HudsonJones
Connie Sullivan: Ripples Through Time
Connie Sullivan uses series to develop an idea or theme more fully. In her new series, Ripples Through Time, she continues to expand upon her reputation for innovative photography. Beginning with the primary theme of illumination, she utilizes light and color to re-create the evolution of the universe with its multiplicity of forms. She fabricates the images in her studio, constructing scenarios to be photographed from different angles for 3-D effect. This is her first series using color as an essential component of the image. Born out of the imagination, the photographs in this exhibit are abstractions of the transformative energy that flows through the world. For Sullivan, light is seen in its spectrum of colors and has made it possible for humanity to exist and to witness the beauty of the universe in its many manifestations.
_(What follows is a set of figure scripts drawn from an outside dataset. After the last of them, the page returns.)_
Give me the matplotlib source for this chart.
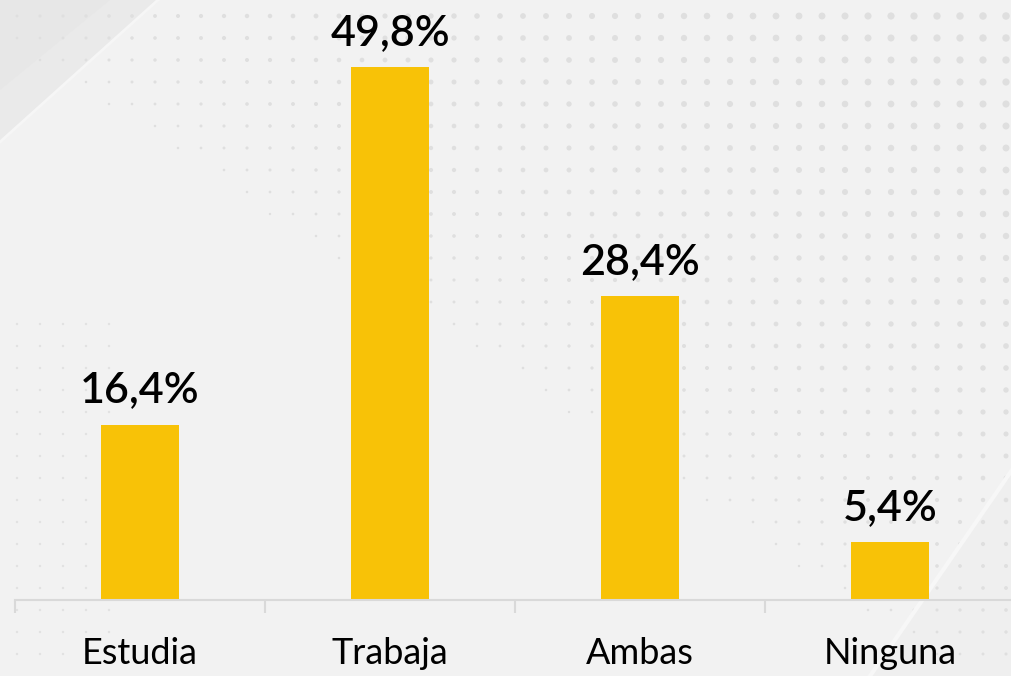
import matplotlib.pyplot as plt
import numpy as np
from matplotlib.patches import Polygon

plt.rcParams['font.family'] = ['Lato', 'DejaVu Sans']

categories = ['Estudia', 'Trabaja', 'Ambas', 'Ninguna']
values = [16.4, 49.8, 28.4, 5.4]
value_labels = ['16,4%', '49,8%', '28,4%', '5,4%']

bar_color = '#F8C207'
bg_color = '#F2F2F2'
axis_color = '#D9D9D9'

W, H = 1012, 676
fig = plt.figure(figsize=(W / 100, H / 100), dpi=100, facecolor=bg_color)

# background decoration (pixel coordinates)
bg = fig.add_axes([0, 0, 1, 1], zorder=0)
bg.set_xlim(0, W)
bg.set_ylim(H, 0)
bg.axis('off')
bg.add_patch(Polygon([[0, 0], [158, 0], [0, 142]], closed=True,
                     facecolor='#EAEAEA', edgecolor='none'))
bg.add_patch(Polygon([[0, 0], [110, 0], [0, 90]], closed=True,
                     facecolor='#E7E7E7', edgecolor='none'))
bg.plot([158, 0], [0, 142], color='#F6F6F6', lw=2)
bg.add_patch(Polygon([[W, 470], [W, H], [870, H]], closed=True,
                     facecolor='#EFEFEF', edgecolor='none'))
bg.plot([W, 870], [470, H], color='#F7F7F7', lw=3)

gx = np.arange(17, W, 23)
gy = np.arange(16, H, 22)
xx, yy = np.meshgrid(gx, gy)
xx = xx.ravel()
yy = yy.ravel()
d = xx / W - yy / H
upper = d > -0.05
size = np.clip(3 + 26 * (d + 0.05), 2, 32)
bg.scatter(xx[upper], yy[upper], s=size[upper], color='#DFDFDF',
           edgecolors='none')
lower = (xx < 120) & (yy > 320) & (yy < H)
bg.scatter(xx[lower], yy[lower], s=3, color='#E2E2E2', edgecolors='none')

# main chart
ax = fig.add_axes([15 / W, 76 / H, 1000 / W, 600 / H], zorder=1)
ax.set_facecolor('none')
x = np.arange(len(categories))
ax.bar(x, values, width=0.31, color=bar_color, zorder=2)
ax.set_xlim(-0.5, len(categories) - 0.5)
ax.set_ylim(0, 56.1)

for xi, v, lab in zip(x, values, value_labels):
    ax.annotate(lab, (xi, v), xytext=(0, 11), textcoords='offset points',
                ha='center', va='bottom', fontsize=31, color='#000000',
                fontweight='semibold')

for s in ['top', 'right', 'left']:
    ax.spines[s].set_visible(False)
ax.spines['bottom'].set_color(axis_color)
ax.spines['bottom'].set_linewidth(1.5)
ax.set_yticks([])
ax.set_xticks(x)
ax.set_xticklabels(categories, fontsize=26, color='#000000')
ax.tick_params(axis='x', which='major', length=0, pad=27)
ax.set_xticks(np.arange(-0.5, len(categories)), minor=True)
ax.tick_params(axis='x', which='minor', length=9.5, width=1.5,
               color=axis_color, direction='out')

fig.savefig('out.png', dpi=100, facecolor=bg_color)
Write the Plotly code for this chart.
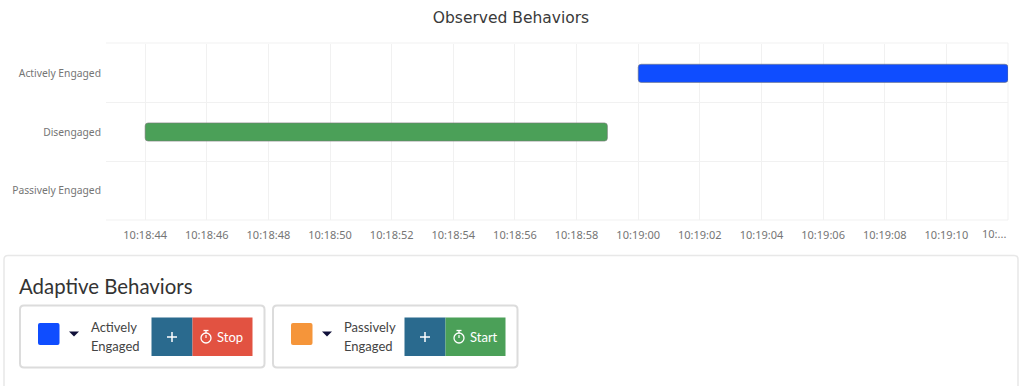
import plotly.graph_objects as go
from datetime import datetime, timedelta

DAY = "2020-01-01 "
categories = ["Actively Engaged", "Disengaged", "Passively Engaged"]
segment_labels = ["Disengaged", "Actively Engaged"]
segment_starts = ["10:18:44", "10:19:00"]
segment_ends = ["10:18:59", "10:19:12"]
segment_colors = ["#4ba058", "#0f4dff"]
tick_times = ["10:18:44", "10:18:46", "10:18:48", "10:18:50", "10:18:52", "10:18:54", "10:18:56",
              "10:18:58", "10:19:00", "10:19:02", "10:19:04", "10:19:06", "10:19:08", "10:19:10", "10:19:12"]
tick_labels = tick_times[:-1] + [""]

W, H = 1024, 386
L, R, T, B = 106, 16, 44, 166
PW, PH = W - L - R, H - T - B
GRID = "#f1f1f1"


def px(x):
    return (x - L) / PW


def py(y):
    return 1 - (y - T) / PH


def stamp(t):
    return datetime.strptime(DAY + t, "%Y-%m-%d %H:%M:%S")


def rrect(x0, y0, x1, y1, r=0.0):
    a, b, c, d = px(x0), py(y0), px(x1), py(y1)
    if r == 0:
        return f"M{a},{b}L{c},{b}L{c},{d}L{a},{d}Z"
    rx, ry = r / PW, r / PH
    return (f"M{a+rx},{b}L{c-rx},{b}Q{c},{b} {c},{b-ry}L{c},{d+ry}Q{c},{d} {c-rx},{d}"
            f"L{a+rx},{d}Q{a},{d} {a},{d+ry}L{a},{b-ry}Q{a},{b} {a+rx},{b}Z")


shapes = []


def add_path(path, fill="rgba(0,0,0,0)", line=None, lw=0, layer="above"):
    shapes.append(dict(type="path", xref="paper", yref="paper", path=path, fillcolor=fill,
                       line=dict(color=line or "rgba(0,0,0,0)", width=lw), layer=layer))


def add_line(x0, y0, x1, y1, color, lw, layer="above"):
    add_path(f"M{px(x0)},{py(y0)}L{px(x1)},{py(y1)}", line=color, lw=lw, layer=layer)


def add_circle(x0, y0, x1, y1, color, lw):
    shapes.append(dict(type="circle", xref="paper", yref="paper", x0=px(x0), y0=py(y1), x1=px(x1), y1=py(y0),
                       line=dict(color=color, width=lw), fillcolor="rgba(0,0,0,0)", layer="above"))


annotations = []


def add_text(x, y, text, size, color, anchor="left", family="Lato"):
    annotations.append(dict(xref="paper", yref="paper", x=px(x), y=py(y), text=text, showarrow=False,
                            xanchor=anchor, yanchor="middle", align=anchor, borderpad=0, borderwidth=0,
                            font=dict(family=family, size=size, color=color)))


# outer grid edges
add_line(106, 43, 1008, 43, GRID, 1, "below")
add_line(106, 220, 1008, 220, GRID, 1, "below")
add_line(1008, 43, 1008, 220, GRID, 1, "below")

# panel
add_path(rrect(4, 255.5, 1018, 400, 4), fill="#ffffff", line="#e8e8e8", lw=1.5)
add_text(19, 285.5, "Adaptive Behaviors", 20.4, "#333333")


def card(x, swatch, l1, l2, action, action_color):
    add_path(rrect(x, 305.5, x + 244.5, 367.5, 4), fill="#ffffff", line="#dcdcdc", lw=2)
    add_path(rrect(x + 18, 323, x + 39.5, 345, 2), fill=swatch)
    add_path(f"M{px(x+49)},{py(331.5)}L{px(x+59)},{py(331.5)}L{px(x+54)},{py(336.5)}Z", fill="#10103a")
    add_text(x + 71, 327, l1, 13, "#444444")
    add_text(x + 71, 346, l2, 13, "#444444")
    add_path(rrect(x + 131.5, 317.5, x + 172.5, 356, 0), fill="#2a6a8e")
    add_path(rrect(x + 172.5, 317.5, x + 232.5, 356, 0), fill=action_color)
    add_line(x + 147, 337, x + 157, 337, "#ffffff", 1.5)
    add_line(x + 152, 332, x + 152, 342, "#ffffff", 1.5)
    add_circle(x + 181, 333, x + 191, 343, "#ffffff", 1.3)
    add_line(x + 183.5, 330.5, x + 188.5, 330.5, "#ffffff", 1.3)
    add_line(x + 186, 330.5, x + 186, 333, "#ffffff", 1.3)
    add_line(x + 186, 335, x + 186, 338, "#ffffff", 1.2)
    add_text(x + 197, 336.5, action, 13, "#ffffff")


card(20, "#0f4dff", "Actively", "Engaged", "Stop", "#e25241")
card(273, "#f5953a", "Passively", "Engaged", "Start", "#4ba058")

add_text(1006, 233.5, "10:...", 11, "#757575", "right", "Noto Sans")

fig = go.Figure()
for lab, s, e, c in zip(segment_labels, segment_starts, segment_ends, segment_colors):
    fig.add_trace(go.Bar(
        y=[lab], base=[stamp(s)], x=[(stamp(e) - stamp(s)).total_seconds() * 1000], orientation="h",
        width=0.31, marker=dict(color=c, line=dict(color="#777777", width=0.6), cornerradius=3),
        showlegend=False))

fig.update_layout(
    width=W, height=H, margin=dict(l=L, r=R, t=T, b=B, pad=0), autosize=False,
    paper_bgcolor="#ffffff", plot_bgcolor="#ffffff", barmode="overlay",
    title=dict(text="Observed Behaviors", x=0.499, xanchor="center", y=0.955, yanchor="middle",
               font=dict(family="DejaVu Sans", size=15.5, color="#3a3a3a")),
    shapes=shapes, annotations=annotations,
    xaxis=dict(type="date", range=[stamp("10:18:44") - timedelta(seconds=1.27), stamp("10:19:12")],
               tickmode="array", tickvals=[stamp(t) for t in tick_times], ticktext=tick_labels,
               showgrid=True, gridcolor=GRID, gridwidth=1, ticks="", showline=False, zeroline=False,
               automargin=False, ticklabelstandoff=7,
               tickangle=0, tickfont=dict(family="Noto Sans", size=11, color="#757575")),
    yaxis=dict(type="category", categoryorder="array", categoryarray=categories, autorange=False,
               range=[2.5, -0.5], tickson="boundaries", showgrid=True, gridcolor=GRID, gridwidth=1,
               ticks="", showline=False, zeroline=False, ticklabelstandoff=4, automargin=False,
               tickfont=dict(family="Noto Sans", size=10.3, color="#757575")),
)

fig.write_html("out.html", config={"displayModeBar": False},
               post_script="document.body.style.margin='0';document.body.style.overflow='hidden';")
Connie Sullivan has been exhibiting extensively in the United States and abroad since 1980. In 1983, Morgan and Morgan, NY, published a book of her photographs titled Petroglyphs of the Heart. She has received fellowships from the Ohio Arts Council and the National Endowment for the Arts. Examples of her work can be found in the permanent collections of the Boston Museum of Fine Arts; the Cincinnati Art Museum; the Centre Georges Pompidou, Paris; the Center for Creative Photography, Tucson; and in numerous private collections.